Friday, October 05, 2007

Even in the friendliest light I've got a face like a pummelled potato.

There's not a day goes by without I wake up feeling like I've been yanked straight out of the cold, hard earth, with a fizzog that shows the results: blemished, bruised, pulled up by the roots.

It was never my intention to pass as a walking, talking tuberous lookalike, but then you have to deal with what you're given. I try to. So that's a regime of regular exercise; eating basically only foods that nurture the skin and cherish the epidermis (Guys, I'm still waiting); and deluging my innards with water. If I drink any more water than I already do, then I'm amphibious. Nevertheless it all pats down a few rough edges and smooths some of the hard surfaces; a daily bout with Body Shop's moisturiser for men does what it valiantly can as well.

But I don't help myself with my affinity for accidental self-harm. No Sir, whatever the good works of Nutrition and Fitness might do, I am busily undoing: I scar myself shaving (always a favourite. If you ever see someone on the central line with contusions and cuts on his face and neck, looking like he's had a night with a polecat, then it's me); or as this afternoon, I blindly walk into the corner of a concrete buttress, conveniently placed at exactly my head height (how did the architect know?); so for the past few hours, I've been sporting a cartoon sized bruise on my forehead that looks like a half open, blackened third eye. There is no head height wall or ceiling left in central London that I have not had intimate cranial contact with. None.

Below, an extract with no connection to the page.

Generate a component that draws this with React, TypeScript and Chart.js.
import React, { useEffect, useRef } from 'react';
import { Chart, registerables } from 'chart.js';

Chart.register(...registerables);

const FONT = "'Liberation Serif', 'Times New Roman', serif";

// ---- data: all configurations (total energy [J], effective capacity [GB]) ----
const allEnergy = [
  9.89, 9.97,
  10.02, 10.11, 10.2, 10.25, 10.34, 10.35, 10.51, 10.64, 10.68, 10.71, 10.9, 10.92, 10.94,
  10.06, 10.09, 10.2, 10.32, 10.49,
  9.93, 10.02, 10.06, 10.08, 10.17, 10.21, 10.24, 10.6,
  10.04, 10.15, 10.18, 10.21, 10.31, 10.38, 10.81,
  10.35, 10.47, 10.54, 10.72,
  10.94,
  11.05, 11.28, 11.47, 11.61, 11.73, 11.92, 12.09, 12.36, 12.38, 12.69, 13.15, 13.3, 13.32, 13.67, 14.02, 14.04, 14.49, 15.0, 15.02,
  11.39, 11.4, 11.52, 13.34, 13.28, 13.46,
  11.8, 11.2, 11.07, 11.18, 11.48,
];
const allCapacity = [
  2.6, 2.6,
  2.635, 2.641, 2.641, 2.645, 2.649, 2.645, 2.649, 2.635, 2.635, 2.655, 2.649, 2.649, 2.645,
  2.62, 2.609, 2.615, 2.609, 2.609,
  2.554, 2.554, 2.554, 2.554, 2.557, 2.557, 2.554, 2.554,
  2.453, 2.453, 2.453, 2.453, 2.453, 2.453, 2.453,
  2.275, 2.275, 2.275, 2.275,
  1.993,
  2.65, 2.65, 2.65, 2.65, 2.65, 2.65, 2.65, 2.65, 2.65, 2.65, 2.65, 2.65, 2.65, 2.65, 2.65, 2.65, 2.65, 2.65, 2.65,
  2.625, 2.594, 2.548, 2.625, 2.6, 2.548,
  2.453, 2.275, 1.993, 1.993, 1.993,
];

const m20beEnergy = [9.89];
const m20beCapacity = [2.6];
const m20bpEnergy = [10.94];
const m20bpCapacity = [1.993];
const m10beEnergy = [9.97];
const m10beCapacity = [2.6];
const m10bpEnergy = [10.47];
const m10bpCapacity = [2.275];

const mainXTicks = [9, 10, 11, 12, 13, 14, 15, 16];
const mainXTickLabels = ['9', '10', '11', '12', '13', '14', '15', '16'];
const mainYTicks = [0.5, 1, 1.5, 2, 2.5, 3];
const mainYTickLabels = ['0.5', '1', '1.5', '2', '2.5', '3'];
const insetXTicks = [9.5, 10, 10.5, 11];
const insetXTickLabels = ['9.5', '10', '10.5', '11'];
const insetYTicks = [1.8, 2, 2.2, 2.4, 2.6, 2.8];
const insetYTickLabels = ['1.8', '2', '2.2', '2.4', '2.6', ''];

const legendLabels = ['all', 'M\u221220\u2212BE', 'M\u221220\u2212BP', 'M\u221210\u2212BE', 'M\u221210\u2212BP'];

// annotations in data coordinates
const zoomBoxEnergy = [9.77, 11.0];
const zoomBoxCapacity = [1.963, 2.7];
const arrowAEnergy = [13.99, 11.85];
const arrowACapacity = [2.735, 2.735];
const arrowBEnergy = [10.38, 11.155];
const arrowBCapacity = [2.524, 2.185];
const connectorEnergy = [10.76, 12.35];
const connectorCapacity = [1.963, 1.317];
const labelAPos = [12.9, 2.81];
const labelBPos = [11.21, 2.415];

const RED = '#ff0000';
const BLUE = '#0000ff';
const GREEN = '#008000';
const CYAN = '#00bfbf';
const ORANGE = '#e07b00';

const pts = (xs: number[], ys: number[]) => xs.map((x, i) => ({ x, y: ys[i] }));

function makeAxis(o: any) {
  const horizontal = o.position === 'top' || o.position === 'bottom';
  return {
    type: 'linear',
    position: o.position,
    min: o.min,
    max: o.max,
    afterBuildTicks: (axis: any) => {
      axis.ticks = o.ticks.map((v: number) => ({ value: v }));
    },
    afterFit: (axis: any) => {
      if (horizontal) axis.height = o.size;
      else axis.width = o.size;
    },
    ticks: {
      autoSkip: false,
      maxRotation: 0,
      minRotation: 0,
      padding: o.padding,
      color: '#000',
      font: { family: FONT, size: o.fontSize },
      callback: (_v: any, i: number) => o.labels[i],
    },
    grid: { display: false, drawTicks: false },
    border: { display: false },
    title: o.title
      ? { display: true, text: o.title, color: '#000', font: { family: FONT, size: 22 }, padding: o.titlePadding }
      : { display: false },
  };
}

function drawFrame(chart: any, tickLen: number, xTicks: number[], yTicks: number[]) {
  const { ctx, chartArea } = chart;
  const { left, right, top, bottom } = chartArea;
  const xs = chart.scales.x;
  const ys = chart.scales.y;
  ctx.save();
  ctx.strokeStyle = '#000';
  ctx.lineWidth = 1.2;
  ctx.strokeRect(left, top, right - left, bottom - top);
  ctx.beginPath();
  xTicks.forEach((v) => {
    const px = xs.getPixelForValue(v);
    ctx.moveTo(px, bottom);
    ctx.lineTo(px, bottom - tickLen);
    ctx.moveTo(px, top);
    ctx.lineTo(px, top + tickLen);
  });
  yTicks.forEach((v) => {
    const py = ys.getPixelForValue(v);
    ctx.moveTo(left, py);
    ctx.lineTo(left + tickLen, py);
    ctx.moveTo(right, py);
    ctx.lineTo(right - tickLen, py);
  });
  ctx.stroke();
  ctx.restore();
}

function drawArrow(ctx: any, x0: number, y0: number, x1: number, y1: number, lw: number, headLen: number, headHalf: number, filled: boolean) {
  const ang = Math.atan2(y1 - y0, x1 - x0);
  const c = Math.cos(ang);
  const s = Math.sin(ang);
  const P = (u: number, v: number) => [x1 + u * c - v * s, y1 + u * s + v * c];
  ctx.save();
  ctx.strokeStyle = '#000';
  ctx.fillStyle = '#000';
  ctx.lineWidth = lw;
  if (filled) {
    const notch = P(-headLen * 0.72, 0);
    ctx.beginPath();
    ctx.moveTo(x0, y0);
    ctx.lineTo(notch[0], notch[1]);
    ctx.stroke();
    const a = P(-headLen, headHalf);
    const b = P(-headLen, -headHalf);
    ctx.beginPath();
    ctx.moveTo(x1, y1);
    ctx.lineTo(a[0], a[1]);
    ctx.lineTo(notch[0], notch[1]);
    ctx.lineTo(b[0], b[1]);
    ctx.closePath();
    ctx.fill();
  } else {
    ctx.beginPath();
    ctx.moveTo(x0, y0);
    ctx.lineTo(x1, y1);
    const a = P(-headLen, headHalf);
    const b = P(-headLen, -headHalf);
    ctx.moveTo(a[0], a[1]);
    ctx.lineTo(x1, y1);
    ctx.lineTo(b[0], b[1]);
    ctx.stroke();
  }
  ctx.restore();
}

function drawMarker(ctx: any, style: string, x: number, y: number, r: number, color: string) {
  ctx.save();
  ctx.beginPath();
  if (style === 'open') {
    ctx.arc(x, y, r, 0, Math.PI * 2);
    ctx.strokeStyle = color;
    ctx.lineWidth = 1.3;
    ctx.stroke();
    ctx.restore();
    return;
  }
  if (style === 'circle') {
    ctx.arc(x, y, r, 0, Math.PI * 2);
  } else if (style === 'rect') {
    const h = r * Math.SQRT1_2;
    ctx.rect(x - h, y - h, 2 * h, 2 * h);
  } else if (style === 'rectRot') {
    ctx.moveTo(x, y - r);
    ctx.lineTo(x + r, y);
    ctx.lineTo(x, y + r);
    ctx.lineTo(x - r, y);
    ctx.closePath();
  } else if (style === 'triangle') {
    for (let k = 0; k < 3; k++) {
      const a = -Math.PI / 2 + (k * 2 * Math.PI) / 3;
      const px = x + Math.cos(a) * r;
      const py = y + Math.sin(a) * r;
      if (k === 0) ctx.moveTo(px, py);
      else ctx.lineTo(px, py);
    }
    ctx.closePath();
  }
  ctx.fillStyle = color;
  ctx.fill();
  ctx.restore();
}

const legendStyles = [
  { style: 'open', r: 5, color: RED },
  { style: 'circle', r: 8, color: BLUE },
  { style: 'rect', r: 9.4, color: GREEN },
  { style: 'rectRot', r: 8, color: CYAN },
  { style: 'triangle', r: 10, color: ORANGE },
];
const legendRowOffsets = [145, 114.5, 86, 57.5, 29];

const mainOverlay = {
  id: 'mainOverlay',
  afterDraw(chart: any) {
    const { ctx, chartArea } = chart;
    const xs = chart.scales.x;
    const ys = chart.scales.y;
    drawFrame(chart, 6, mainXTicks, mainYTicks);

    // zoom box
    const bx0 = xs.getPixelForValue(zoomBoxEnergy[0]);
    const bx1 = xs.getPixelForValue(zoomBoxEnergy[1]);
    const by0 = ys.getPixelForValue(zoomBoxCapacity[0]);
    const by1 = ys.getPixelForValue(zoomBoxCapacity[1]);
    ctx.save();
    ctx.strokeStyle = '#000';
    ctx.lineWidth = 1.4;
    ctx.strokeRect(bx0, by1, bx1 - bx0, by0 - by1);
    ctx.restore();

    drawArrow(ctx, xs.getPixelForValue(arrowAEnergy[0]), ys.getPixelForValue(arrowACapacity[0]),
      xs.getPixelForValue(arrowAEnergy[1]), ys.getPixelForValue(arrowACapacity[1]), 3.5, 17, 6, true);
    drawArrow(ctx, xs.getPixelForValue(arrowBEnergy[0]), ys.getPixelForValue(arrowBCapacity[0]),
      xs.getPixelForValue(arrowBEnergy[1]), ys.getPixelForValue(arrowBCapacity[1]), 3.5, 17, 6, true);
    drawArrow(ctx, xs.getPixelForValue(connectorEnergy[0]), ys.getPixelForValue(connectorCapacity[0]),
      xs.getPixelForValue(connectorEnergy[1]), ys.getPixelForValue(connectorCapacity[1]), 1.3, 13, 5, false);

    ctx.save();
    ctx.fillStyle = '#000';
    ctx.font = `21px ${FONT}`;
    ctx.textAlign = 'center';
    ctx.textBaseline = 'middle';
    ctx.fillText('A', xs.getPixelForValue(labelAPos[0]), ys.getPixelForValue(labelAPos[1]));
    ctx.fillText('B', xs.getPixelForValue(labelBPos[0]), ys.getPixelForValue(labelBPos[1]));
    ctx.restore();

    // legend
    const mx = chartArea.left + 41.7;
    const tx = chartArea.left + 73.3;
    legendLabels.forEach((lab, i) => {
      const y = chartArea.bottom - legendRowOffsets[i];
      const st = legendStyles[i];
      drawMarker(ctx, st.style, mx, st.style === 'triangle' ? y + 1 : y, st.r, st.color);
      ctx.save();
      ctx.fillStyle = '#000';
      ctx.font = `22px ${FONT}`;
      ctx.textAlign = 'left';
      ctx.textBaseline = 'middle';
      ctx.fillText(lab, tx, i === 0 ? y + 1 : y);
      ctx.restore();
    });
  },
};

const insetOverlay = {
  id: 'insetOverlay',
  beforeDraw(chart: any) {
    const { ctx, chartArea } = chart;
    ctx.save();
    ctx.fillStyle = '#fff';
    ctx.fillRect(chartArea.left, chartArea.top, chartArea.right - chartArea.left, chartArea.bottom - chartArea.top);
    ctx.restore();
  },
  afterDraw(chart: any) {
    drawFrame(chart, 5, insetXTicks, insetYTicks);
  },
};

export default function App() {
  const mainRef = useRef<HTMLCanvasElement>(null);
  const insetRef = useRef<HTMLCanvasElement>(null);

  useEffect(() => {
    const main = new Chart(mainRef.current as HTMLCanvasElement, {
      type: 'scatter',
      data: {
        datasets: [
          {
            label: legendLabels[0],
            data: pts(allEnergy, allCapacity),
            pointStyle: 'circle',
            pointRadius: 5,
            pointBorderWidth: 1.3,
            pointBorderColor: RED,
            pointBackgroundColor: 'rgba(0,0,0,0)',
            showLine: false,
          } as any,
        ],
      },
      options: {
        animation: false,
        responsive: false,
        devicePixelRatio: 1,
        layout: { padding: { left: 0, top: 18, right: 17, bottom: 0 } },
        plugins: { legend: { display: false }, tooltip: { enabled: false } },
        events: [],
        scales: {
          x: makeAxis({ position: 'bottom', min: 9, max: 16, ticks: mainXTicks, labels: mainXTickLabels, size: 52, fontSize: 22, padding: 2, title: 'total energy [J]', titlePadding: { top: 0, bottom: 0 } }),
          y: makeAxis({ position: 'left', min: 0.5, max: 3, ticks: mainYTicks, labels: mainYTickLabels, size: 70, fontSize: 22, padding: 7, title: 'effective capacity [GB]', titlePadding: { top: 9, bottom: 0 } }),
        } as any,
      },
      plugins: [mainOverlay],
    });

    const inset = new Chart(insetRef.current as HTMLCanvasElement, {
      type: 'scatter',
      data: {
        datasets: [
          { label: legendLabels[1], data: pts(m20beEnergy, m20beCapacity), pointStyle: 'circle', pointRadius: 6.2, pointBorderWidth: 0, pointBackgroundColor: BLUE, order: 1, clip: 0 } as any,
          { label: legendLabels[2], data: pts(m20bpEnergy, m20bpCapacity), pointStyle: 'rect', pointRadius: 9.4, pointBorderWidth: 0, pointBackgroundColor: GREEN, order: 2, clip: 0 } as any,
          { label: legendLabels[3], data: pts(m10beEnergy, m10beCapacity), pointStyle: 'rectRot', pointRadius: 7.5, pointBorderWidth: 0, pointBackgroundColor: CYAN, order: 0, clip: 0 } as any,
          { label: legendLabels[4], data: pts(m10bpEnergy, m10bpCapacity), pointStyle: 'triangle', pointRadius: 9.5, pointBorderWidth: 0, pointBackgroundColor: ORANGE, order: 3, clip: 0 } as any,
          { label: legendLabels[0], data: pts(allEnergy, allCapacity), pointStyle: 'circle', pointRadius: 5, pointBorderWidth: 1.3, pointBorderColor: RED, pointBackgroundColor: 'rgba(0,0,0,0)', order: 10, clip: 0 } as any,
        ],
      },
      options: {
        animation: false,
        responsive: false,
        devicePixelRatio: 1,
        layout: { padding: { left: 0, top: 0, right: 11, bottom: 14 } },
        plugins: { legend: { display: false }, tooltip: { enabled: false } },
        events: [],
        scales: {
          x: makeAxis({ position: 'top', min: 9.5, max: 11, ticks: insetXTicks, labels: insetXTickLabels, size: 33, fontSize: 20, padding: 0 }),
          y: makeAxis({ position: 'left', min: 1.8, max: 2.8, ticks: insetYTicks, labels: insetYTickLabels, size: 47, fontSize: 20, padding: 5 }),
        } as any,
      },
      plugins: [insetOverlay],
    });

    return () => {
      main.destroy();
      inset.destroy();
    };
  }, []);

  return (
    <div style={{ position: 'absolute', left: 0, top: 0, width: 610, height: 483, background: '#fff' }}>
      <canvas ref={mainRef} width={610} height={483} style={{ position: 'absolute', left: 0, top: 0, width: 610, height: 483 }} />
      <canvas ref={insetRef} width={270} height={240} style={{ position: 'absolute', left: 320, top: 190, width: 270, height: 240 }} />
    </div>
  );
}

Then I get bitten. How or when, I've no idea, just that I do. And, of course, it always has to be somewhere high profile. Plenty of space to choose, but invariably they stick to the old favourites: my nose, ear, something visible. Why if I'm going to get bitten by some carnivorous invertebrate with wings cannot it not be somewhere so conspicuous. Days ago, for whatever bloodsucking reason it had, something took a chunk out of my cheek. I've been walking the streets of London since then with a blood red weal that looks like the aftermath of a nail gun attack, that only now is starting to lose it's lurid colour. Less vermilion, more glistening pink ham.

I want to have a normal face, not be part of Mount Rushmore come to life, Mr Potatohead comes to town. What's a boy to do?